Electronics retailer JB Hi-Fi has once again been the star of the latest earnings season. Photo / Greg Bowker
Australian's addiction to sneakers and the resurgence of vinyl records have helped two retailers defy the doom and gloom among shopkeepers to post healthy profits.
Three weeks into the current profit season – when most of Australia's sharemarket-listed companies reveal their earnings – there are signs retail might be startingto recover.
Footwear retailer Accent Group unveiled a 22.5 per cent increase in full-year net profit to A$53.9 million ($56.8m) and announced ambitious expansion plans.
Australians' love for (some might say obsession with) sneakers helped Accent to another record profit with the sale of brands such as Vans, Nike, Dr Martens and Skechers.
The company, which owns the Hype, Platypus and Athletes Foot chains, defied the retail sector gloom and boosted sales by 13.4 per cent to A$796.3m in the 12 months to June.
Accent Group now plans to take on the Rebel chain of sports goods and clothes by launching a chain of sportswear shops selling budget-priced clothing and running shoes.
The new retail concept, dubbed PIVOT, will sell branded sports and street wear at half the price of products sold in Accent's. Importantly, it will be selling different products to those sold in its other stores. By selling sneakers for A$90 to A$100 a pair it will avoid cannibalising its customer base of fashion-conscious consumers.
JB Hi-Fi has once again been the star of the latest earnings season, with the electronics retailer reporting a profit rise of over 7 per cent. Probably more impressively, it increased total sales to 3.5 per cent to A$7.1 billion.
Year after year this company produces strong results and defies market expectations and this year was no exception, despite the tough conditions of low wages growth and poor consumer confidence.
Domino's Pizza Australia has missed earnings guidance and reported a 6 per cent drop in profits in its full-year results and the parent company of department store David Jones announced it had written off A$437m from the store's valuation.

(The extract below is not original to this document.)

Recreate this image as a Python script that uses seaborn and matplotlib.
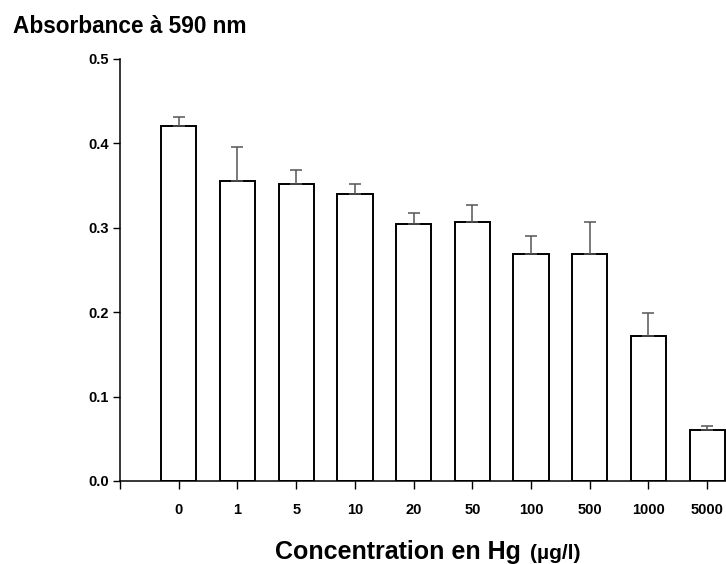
import numpy as np
import pandas as pd
import matplotlib
matplotlib.use("Agg")
import matplotlib.pyplot as plt
import seaborn as sns

# Data
concentrations = ["0", "1", "5", "10", "20", "50", "100", "500", "1000", "5000"]
absorbance = [0.421, 0.355, 0.352, 0.340, 0.305, 0.307, 0.269, 0.269, 0.172, 0.061]
err_upper = [0.010, 0.041, 0.017, 0.012, 0.012, 0.020, 0.021, 0.038, 0.027, 0.004]
y_ticks = [0.0, 0.1, 0.2, 0.3, 0.4, 0.5]

sns.set_style("ticks")
plt.rcParams["font.family"] = ["Liberation Sans", "DejaVu Sans"]
plt.rcParams["text.color"] = "black"
plt.rcParams["xtick.color"] = "black"
plt.rcParams["ytick.color"] = "black"

df = pd.DataFrame({"conc": concentrations, "abs": absorbance})

fig = plt.figure(figsize=(7.26, 5.64), dpi=100)
W, H = 726, 564
ax = fig.add_axes([120 / W, 1 - 481 / H, (W - 120) / W, (481 - 59) / H])

sns.barplot(data=df, x="conc", y="abs", order=concentrations, color="white",
            edgecolor="black", linewidth=1.4, width=0.6, ax=ax, errorbar=None,
            saturation=1)

xs = np.arange(len(concentrations))
ax.errorbar(xs, absorbance, yerr=[np.zeros(len(err_upper)), err_upper],
            fmt="none", ecolor="#555555", elinewidth=1.1, capsize=4.5,
            capthick=1.1, zorder=1)

ax.set_xlim(-1, 9.32)
ax.set_ylim(0, 0.5)
ax.set_xticks(list(range(-1, len(concentrations))))
ax.set_xticklabels([""] + concentrations, fontsize=10.5, fontweight="bold",
                   color="black")
ax.set_yticks(y_ticks)
ax.set_yticklabels([f"{v:.1f}" for v in y_ticks], fontsize=10.5,
                   fontweight="bold", color="black")
ax.tick_params(axis="x", direction="out", length=6, width=1, pad=10)
ax.tick_params(axis="y", direction="out", length=5, width=1, pad=3)
ax.set_xlabel("")
ax.set_ylabel("")
sns.despine(ax=ax, top=True, right=True)
for s in ["left", "bottom"]:
    ax.spines[s].set_linewidth(1.1)
    ax.spines[s].set_color("black")

fig.text(13 / W, 1 - 33 / H, "Absorbance à 590 nm", fontsize=16.3,
         fontweight="bold", ha="left", va="baseline", color="black")
fig.text(275 / W, 1 - 559 / H, "Concentration en Hg", fontsize=18,
         fontweight="bold", ha="left", va="baseline", color="black")
fig.text(530 / W, 1 - 559 / H, "(µg/l)", fontsize=15,
         fontweight="bold", ha="left", va="baseline", color="black")

fig.savefig("out.png", dpi=100)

For JB Hi-Fi and other retailers, Amazon hasn't proved to be the disaster that many observers – including this columnist – expected. This is in part because despite all the hype and the promises, Amazon's offer to Australian shoppers is very limited.
But for JB Hi-Fi it's also because chief executive Richard Murray continues to do a very good job of staying ahead of retail trends and adapting the chain's mix of products to changing customer demands.
Take the high-margin sale of CDs and DVDs, once the company's mainstay but which continue to plunge, dropping by 8.3 per cent in the Australian business in the past financial year.
Instead, Murray has shifted the merchandise mix to hardware and services, such as headphones, fitness trackers, games consoles and internet-enabled technology which grew a healthy 4.1 per cent.
Sales of vinyl records are booming. "The growing area is vinyl which [shows] people like to own things and touch and feel, and I think that does sometimes get lost in the conversation," he told news.com.au.
JB Hi-Fi's strong results continue year after year without much help from the internet. The company's online sales were only 5.5 per cent of total sales. In Australia online sales make up 10 per cent of the total retail spend. This suggests there is plenty of scope for the company to keep growing by improving its online offering.
Given that consumer electronics make up about a fifth of Australia's retail spend, it looks as if there is a lot of upside for JB Hi-Fi in this rapidly growing market segment.
These two results might provide a glimmer of hope for retailers, but before we call an end to Australia's retail recession, supermarket giant Coles' earnings provide a cautionary note.
Coles' supermarket earnings rose 2.2 per cent to A$1.2b as sales rose 3.2 per cent to A$30.1b.
So far so good, but when we look more closely the results aren't so great.
Coles chief executive Steven Cain said budget-conscious consumers were trading down to private-label groceries, despite record low interest rates and recent tax cuts for lower income earnings.
All up, the supermarket chain – which also owns liquor outlets, petrol stations and an online business – reported a 9.1 cent drop in full-year profit to A$1.43b, with Cain saying the supermarket is entering the most competitive period in its history.
The fact that sales at the supermarket are increasing thanks to cash-strapped shoppers hunting for bargains does not bode well for retail, particularly those parts of the market which rely on discretionary spending.
Coles' results suggest there isn't much cash left over at the end of the week, after household staples such as rent, electricity and food have been paid for.
It also makes JB Hi-Fi and Accent's strong earnings reports all the more impressive.